TASK REQUIREMENTS:
Every line below is to be copied exactly, with the pictures left out.

****************

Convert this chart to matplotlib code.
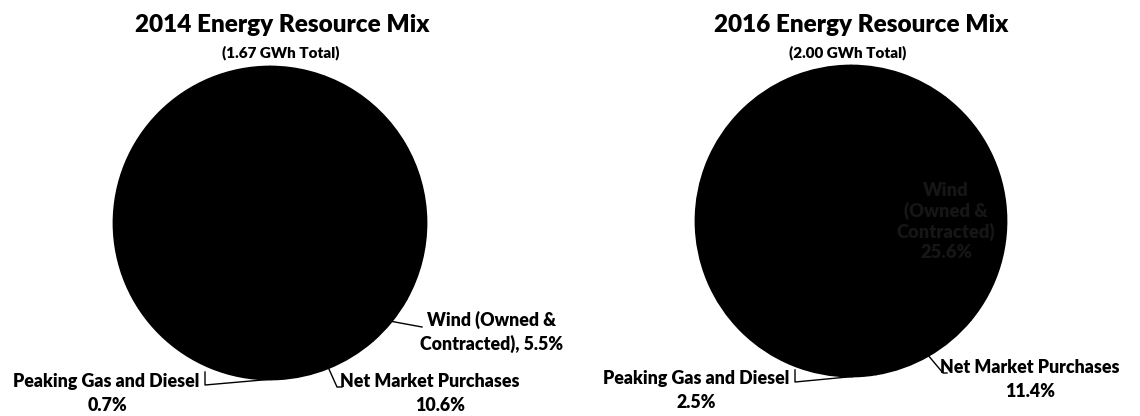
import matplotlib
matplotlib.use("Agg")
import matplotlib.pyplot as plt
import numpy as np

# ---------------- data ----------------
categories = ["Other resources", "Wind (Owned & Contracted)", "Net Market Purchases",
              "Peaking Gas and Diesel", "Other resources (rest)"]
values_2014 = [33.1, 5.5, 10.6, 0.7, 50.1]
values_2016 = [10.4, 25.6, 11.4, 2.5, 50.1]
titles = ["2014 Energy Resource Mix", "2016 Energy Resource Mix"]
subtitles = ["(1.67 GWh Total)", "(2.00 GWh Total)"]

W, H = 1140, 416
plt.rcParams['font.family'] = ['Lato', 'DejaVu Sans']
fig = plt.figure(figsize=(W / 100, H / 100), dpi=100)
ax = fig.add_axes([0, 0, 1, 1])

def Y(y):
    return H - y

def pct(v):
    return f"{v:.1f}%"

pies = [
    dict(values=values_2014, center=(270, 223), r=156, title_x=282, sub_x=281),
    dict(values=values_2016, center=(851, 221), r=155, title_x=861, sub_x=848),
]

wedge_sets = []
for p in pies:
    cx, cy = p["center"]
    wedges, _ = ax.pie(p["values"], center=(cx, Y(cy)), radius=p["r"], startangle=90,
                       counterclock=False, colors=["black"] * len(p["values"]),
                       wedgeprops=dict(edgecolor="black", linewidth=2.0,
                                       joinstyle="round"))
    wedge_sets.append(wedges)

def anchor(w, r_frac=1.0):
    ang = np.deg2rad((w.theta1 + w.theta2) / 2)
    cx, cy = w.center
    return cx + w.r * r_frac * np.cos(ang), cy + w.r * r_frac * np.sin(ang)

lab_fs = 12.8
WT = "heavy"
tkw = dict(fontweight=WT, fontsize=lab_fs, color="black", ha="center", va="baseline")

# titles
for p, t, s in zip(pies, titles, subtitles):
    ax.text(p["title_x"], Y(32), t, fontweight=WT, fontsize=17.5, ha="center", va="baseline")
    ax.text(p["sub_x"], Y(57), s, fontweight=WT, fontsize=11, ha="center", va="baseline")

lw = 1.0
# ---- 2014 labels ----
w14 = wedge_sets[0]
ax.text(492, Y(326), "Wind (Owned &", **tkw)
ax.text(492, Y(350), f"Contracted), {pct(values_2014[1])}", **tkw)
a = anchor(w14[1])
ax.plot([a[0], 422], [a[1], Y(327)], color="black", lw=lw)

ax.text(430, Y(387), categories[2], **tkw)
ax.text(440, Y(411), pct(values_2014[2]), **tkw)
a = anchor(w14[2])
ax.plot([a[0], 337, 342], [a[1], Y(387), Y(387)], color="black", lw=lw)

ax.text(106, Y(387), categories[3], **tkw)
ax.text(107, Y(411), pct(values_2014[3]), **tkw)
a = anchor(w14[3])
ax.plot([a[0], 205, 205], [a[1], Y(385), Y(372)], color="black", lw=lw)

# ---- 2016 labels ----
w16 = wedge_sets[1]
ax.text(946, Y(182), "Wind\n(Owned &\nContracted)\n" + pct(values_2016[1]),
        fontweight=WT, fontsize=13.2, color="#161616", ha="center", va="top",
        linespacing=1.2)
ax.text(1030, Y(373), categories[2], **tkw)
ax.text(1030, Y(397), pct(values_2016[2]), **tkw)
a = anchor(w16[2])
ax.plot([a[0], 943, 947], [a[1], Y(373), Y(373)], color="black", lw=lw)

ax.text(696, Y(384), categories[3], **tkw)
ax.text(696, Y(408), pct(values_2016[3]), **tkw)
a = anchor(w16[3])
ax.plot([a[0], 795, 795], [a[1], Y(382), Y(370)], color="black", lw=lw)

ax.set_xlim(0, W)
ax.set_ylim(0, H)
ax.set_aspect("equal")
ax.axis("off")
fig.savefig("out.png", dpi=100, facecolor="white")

****************

EXERCISE ANSWER:
Convert this chart to matplotlib code.
import matplotlib
matplotlib.use("Agg")
import matplotlib.pyplot as plt
import numpy as np

# ---------------- data ----------------
categories = ["Other resources", "Wind (Owned & Contracted)", "Net Market Purchases",
              "Peaking Gas and Diesel", "Other resources (rest)"]
values_2014 = [33.1, 5.5, 10.6, 0.7, 50.1]
values_2016 = [10.4, 25.6, 11.4, 2.5, 50.1]
titles = ["2014 Energy Resource Mix", "2016 Energy Resource Mix"]
subtitles = ["(1.67 GWh Total)", "(2.00 GWh Total)"]

W, H = 1140, 416
plt.rcParams['font.family'] = ['Lato', 'DejaVu Sans']
fig = plt.figure(figsize=(W / 100, H / 100), dpi=100)
ax = fig.add_axes([0, 0, 1, 1])

def Y(y):
    return H - y

def pct(v):
    return f"{v:.1f}%"

pies = [
    dict(values=values_2014, center=(270, 223), r=156, title_x=282, sub_x=281),
    dict(values=values_2016, center=(851, 221), r=155, title_x=861, sub_x=848),
]

wedge_sets = []
for p in pies:
    cx, cy = p["center"]
    wedges, _ = ax.pie(p["values"], center=(cx, Y(cy)), radius=p["r"], startangle=90,
                       counterclock=False, colors=["black"] * len(p["values"]),
                       wedgeprops=dict(edgecolor="black", linewidth=2.0,
                                       joinstyle="round"))
    wedge_sets.append(wedges)

def anchor(w, r_frac=1.0):
    ang = np.deg2rad((w.theta1 + w.theta2) / 2)
    cx, cy = w.center
    return cx + w.r * r_frac * np.cos(ang), cy + w.r * r_frac * np.sin(ang)

lab_fs = 12.8
WT = "heavy"
tkw = dict(fontweight=WT, fontsize=lab_fs, color="black", ha="center", va="baseline")

# titles
for p, t, s in zip(pies, titles, subtitles):
    ax.text(p["title_x"], Y(32), t, fontweight=WT, fontsize=17.5, ha="center", va="baseline")
    ax.text(p["sub_x"], Y(57), s, fontweight=WT, fontsize=11, ha="center", va="baseline")

lw = 1.0
# ---- 2014 labels ----
w14 = wedge_sets[0]
ax.text(492, Y(326), "Wind (Owned &", **tkw)
ax.text(492, Y(350), f"Contracted), {pct(values_2014[1])}", **tkw)
a = anchor(w14[1])
ax.plot([a[0], 422], [a[1], Y(327)], color="black", lw=lw)

ax.text(430, Y(387), categories[2], **tkw)
ax.text(440, Y(411), pct(values_2014[2]), **tkw)
a = anchor(w14[2])
ax.plot([a[0], 337, 342], [a[1], Y(387), Y(387)], color="black", lw=lw)

ax.text(106, Y(387), categories[3], **tkw)
ax.text(107, Y(411), pct(values_2014[3]), **tkw)
a = anchor(w14[3])
ax.plot([a[0], 205, 205], [a[1], Y(385), Y(372)], color="black", lw=lw)

# ---- 2016 labels ----
w16 = wedge_sets[1]
ax.text(946, Y(182), "Wind\n(Owned &\nContracted)\n" + pct(values_2016[1]),
        fontweight=WT, fontsize=13.2, color="#161616", ha="center", va="top",
        linespacing=1.2)
ax.text(1030, Y(373), categories[2], **tkw)
ax.text(1030, Y(397), pct(values_2016[2]), **tkw)
a = anchor(w16[2])
ax.plot([a[0], 943, 947], [a[1], Y(373), Y(373)], color="black", lw=lw)

ax.text(696, Y(384), categories[3], **tkw)
ax.text(696, Y(408), pct(values_2016[3]), **tkw)
a = anchor(w16[3])
ax.plot([a[0], 795, 795], [a[1], Y(382), Y(370)], color="black", lw=lw)

ax.set_xlim(0, W)
ax.set_ylim(0, H)
ax.set_aspect("equal")
ax.axis("off")
fig.savefig("out.png", dpi=100, facecolor="white")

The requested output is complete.